In her review, Susan Castillo Street wrote that the book is part of the longstanding debate over whether literary value resides in historical vividness or formal achievement, invoking Lionel Trilling's image of "the dark and bloody crossroads where literature and politics meet." She found the term "poetry wars" singularly apt for describing the heated ideological debates of the period. His prose, Street wrote, was "admirably lucid and clear" and his close readings "bristle with valuable insights." She predicted the book would "become a fundamental reference for scholars researching the literary history of this period."

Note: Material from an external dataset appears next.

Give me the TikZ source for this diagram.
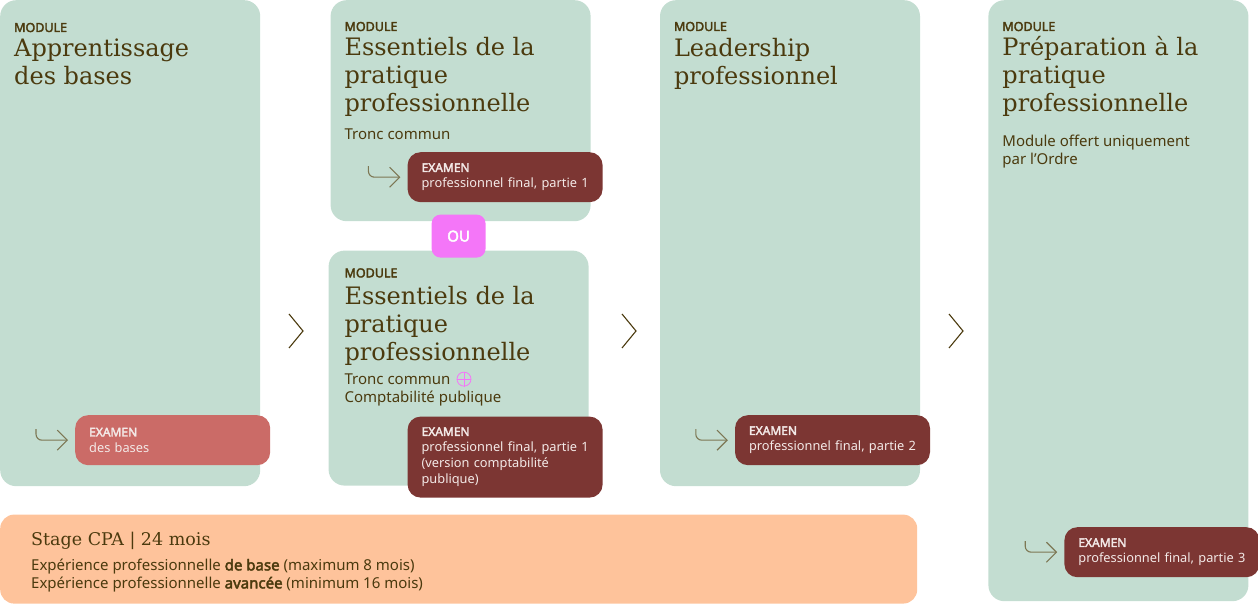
\documentclass[tikz,border=0pt]{standalone}
\usepackage{fontspec}
\setmainfont{Noto Sans}[AutoFakeBold=2.8]
\newfontfamily\titlefont{DejaVu Serif}
\usetikzlibrary{
arrows.meta,
positioning,
calc
}

\definecolor{modgreen}{HTML}{C3DDD1}
\definecolor{inkbrown}{HTML}{4B3A0E}
\definecolor{examdark}{HTML}{7C3633}
\definecolor{examlight}{HTML}{CB6B67}
\definecolor{examink}{HTML}{F3E9E7}
\definecolor{stageorange}{HTML}{FEC39B}
\definecolor{oupink}{HTML}{F476F8}
\definecolor{hookolive}{HTML}{7D7754}

\begin{document}
\begin{tikzpicture}[
      x=1pt,y=1pt,
      module/.style={
        fill=modgreen,
        rounded corners=16pt,
        anchor=north west,
        inner sep=0pt,
        minimum width=260pt
      },
      modtag/.style={
        anchor=base west,
        inner sep=0pt,
        text=inkbrown,
        font=\fontsize{12.5}{14}\selectfont\bfseries
      },
      modtitle/.style={
        anchor=base west,
        inner sep=0pt,
        text=inkbrown,
        align=left,
        font=\titlefont\fontsize{24}{28}\selectfont
      },
      modtext/.style={
        anchor=base west,
        inner sep=0pt,
        text=inkbrown,
        align=left,
        font=\fontsize{15}{18}\selectfont
      },
      exam/.style={
        fill=examdark,
        rounded corners=13pt,
        text=examink,
        anchor=south west,
        inner xsep=14pt,
        inner ysep=0pt,
        text width=167pt,
        minimum height=50pt,
        align=left,
        font=\fontsize{12.8}{16}\selectfont
      },
      hook/.style={
        draw=hookolive,
        line width=1.1pt,
        rounded corners=6pt,
        shorten >=7pt,
        -{Straight Barb[length=10pt,width=20pt]}
      },
      chevron/.style={
        draw=inkbrown,
        line width=1.1pt
      }
    ]
    \useasboundingbox (0,0) rectangle (1258,604);

    % module boxes
    \node[module,minimum height=486pt] (m1) at (0,604) {};
    \node[module,minimum height=221pt,xshift=70pt] (m2a) at (m1.north east) {};
    \node[module,minimum height=235pt,xshift=-2pt,yshift=-29pt] (m2b) at (m2a.south west) {};
    \node[module,minimum height=486pt,xshift=69pt] (m3) at (m2a.north east) {};
    \node[module,minimum height=601pt,xshift=68pt] (m4) at (m3.north east) {};
    \node[module,fill=stageorange,rounded corners=14pt,minimum width=917pt,minimum height=89pt,yshift=-28pt] (stage) at (m1.south west) {};

    % module 1
    \node[modtag,xshift=14pt,yshift=-32pt] (k1) at (m1.north west) {MODULE};
    \node[modtitle,yshift=-53pt] (t1) at (k1.base west) {Apprentissage\\des bases};
    \node[exam,fill=examlight,xshift=75pt,yshift=21pt] (x1) at (m1.south west) {{\bfseries\fontsize{12}{16}\selectfont EXAMEN}\\des bases};

    % module 2, tronc commun
    \node[modtag,xshift=14pt,yshift=-31pt] (k2) at (m2a.north west) {MODULE};
    \node[modtitle,yshift=-81pt] (t2) at (k2.base west) {Essentiels de la\\pratique\\professionnelle};
    \node[modtext,yshift=-28pt] (b2) at (t2.base west) {Tronc commun};
    \node[exam,xshift=77pt,yshift=19pt] (x2) at (m2a.south west) {{\bfseries\fontsize{12}{16}\selectfont EXAMEN}\\\mbox{professionnel final, partie 1}};

    \node[fill=oupink,rounded corners=9pt,anchor=north west,minimum width=54pt,minimum height=43pt,inner sep=0pt,text=white,font=\fontsize{15}{18}\selectfont\bfseries,xshift=101pt,yshift=7pt] (ou) at (m2a.south west) {OU};

    % module 2, comptabilite publique
    \node[modtag,xshift=16pt,yshift=-27pt] (k3) at (m2b.north west) {MODULE};
    \node[modtitle,yshift=-83pt] (t3) at (k3.base west) {Essentiels de la\\pratique\\professionnelle};
    \node[modtext,yshift=-24pt] (b3) at (t3.base west) {Tronc commun};
    \node[draw=oupink,circle,line width=0.8pt,minimum size=14pt,inner sep=0pt,right=6pt of b3] (plus) {};
    \draw[oupink,line width=0.8pt] (plus.north) -- (plus.south) (plus.west) -- (plus.east);
    \node[modtext,yshift=-18pt] (c3) at (b3.base west) {Comptabilité publique};
    \node[exam,minimum height=81pt,xshift=79pt,yshift=-12pt] (x3) at (m2b.south west) {{\bfseries\fontsize{12}{16}\selectfont EXAMEN}\\\mbox{professionnel final, partie 1}\\(version comptabilité\\publique)};

    % module 3
    \node[modtag,xshift=14pt,yshift=-31pt] (k4) at (m3.north west) {MODULE};
    \node[modtitle,yshift=-54pt] (t4) at (k4.base west) {Leadership\\professionnel};
    \node[exam,xshift=75pt,yshift=21pt] (x4) at (m3.south west) {{\bfseries\fontsize{12}{16}\selectfont EXAMEN}\\\mbox{professionnel final, partie 2}};

    % module 4
    \node[modtag,xshift=14pt,yshift=-31pt] (k5) at (m4.north west) {MODULE};
    \node[modtitle,yshift=-81pt] (t5) at (k5.base west) {Préparation à la\\pratique\\professionnelle};
    \node[modtext,yshift=-53pt] (b5) at (t5.base west) {Module offert uniquement\\par l’Ordre};
    \node[exam,xshift=76pt,yshift=24pt] (x5) at (m4.south west) {{\bfseries\fontsize{12}{16}\selectfont EXAMEN}\\\mbox{professionnel final, partie 3}};

    % stage
    \node[modtitle,font=\titlefont\fontsize{17.5}{20}\selectfont,xshift=31pt,yshift=-31pt] (s1) at (stage.north west) {Stage CPA | 24 mois};
    \node[modtext,yshift=-25pt] (s2) at (s1.base west) {Expérience professionnelle \textbf{de base} (maximum 8 mois)};
    \node[modtext,yshift=-18pt] (s3) at (s2.base west) {Expérience professionnelle \textbf{avancée} (minimum 16 mois)};

    % hooks into the exams
    \foreach \ex in {x1,x2,x4,x5}{
      \coordinate[xshift=-39pt,yshift=11pt] (h\ex) at (\ex.west);
      \draw[hook] (h\ex) |- (\ex.west);
    }

    % chevrons between the columns
    \foreach \x in {303,636,963}
      \draw[chevron] (\x-14,290) -- (\x,273) -- (\x-14,256);

  \end{tikzpicture}
\end{document}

Edward Larkin described it as "meticulously researched" and found its close readings of oft-dismissed poems among the book's most gratifying contributions. Larkin suggested, however, that the work might have benefited from placing political poetry in dialogue with other literary forms of the period, such as plays and essay series. "This is not so much a criticism of Wells's excellent book," he wrote, "as it is a reflection motivated by Poetry Wars."

Matthew Garrett found Wells "superb" on the political signification of generic choices and attuned to the way Federalist and Republican poetic sparring gradually emptied each side's strategies of intrinsic value. Garrett called the book "by far the best monograph on colonial American and early US verse."

Michael C. Cohen found the stakes of the poetic fights described in the book "surprisingly — even depressingly — contemporary." Cohen noticed that the book's many verse battles "begin to feel like the same battle repeated over and over again," a quality he regarded as both a virtue and a problem: a virtue because it underscored the interconnectedness of the conflicts across four decades, a problem because it exposed how easily the concept of the "public sphere" was abstracted from the specificity Wells otherwise provided.

William Huntting Howell described the work as "superbly researched, closely argued, and utterly compelling," crediting it with recovering a vast and unjustly neglected archive of late eighteenth-century American verse.

In her review of the book alongside Carrie Hyde's Civic Longing, Keri Holf said that Wells provided "a much-needed assessment not just of poetry's prevalence in American print culture but also of its 'capacity to intervene in the domain of real power.'" Holt thought that both Wells and Hyde acknowledged sectional undercurrents in early American partisan politics but did not pursue them in detail, and suggested regional dynamics of literature and politics as a productive area for future inquiry.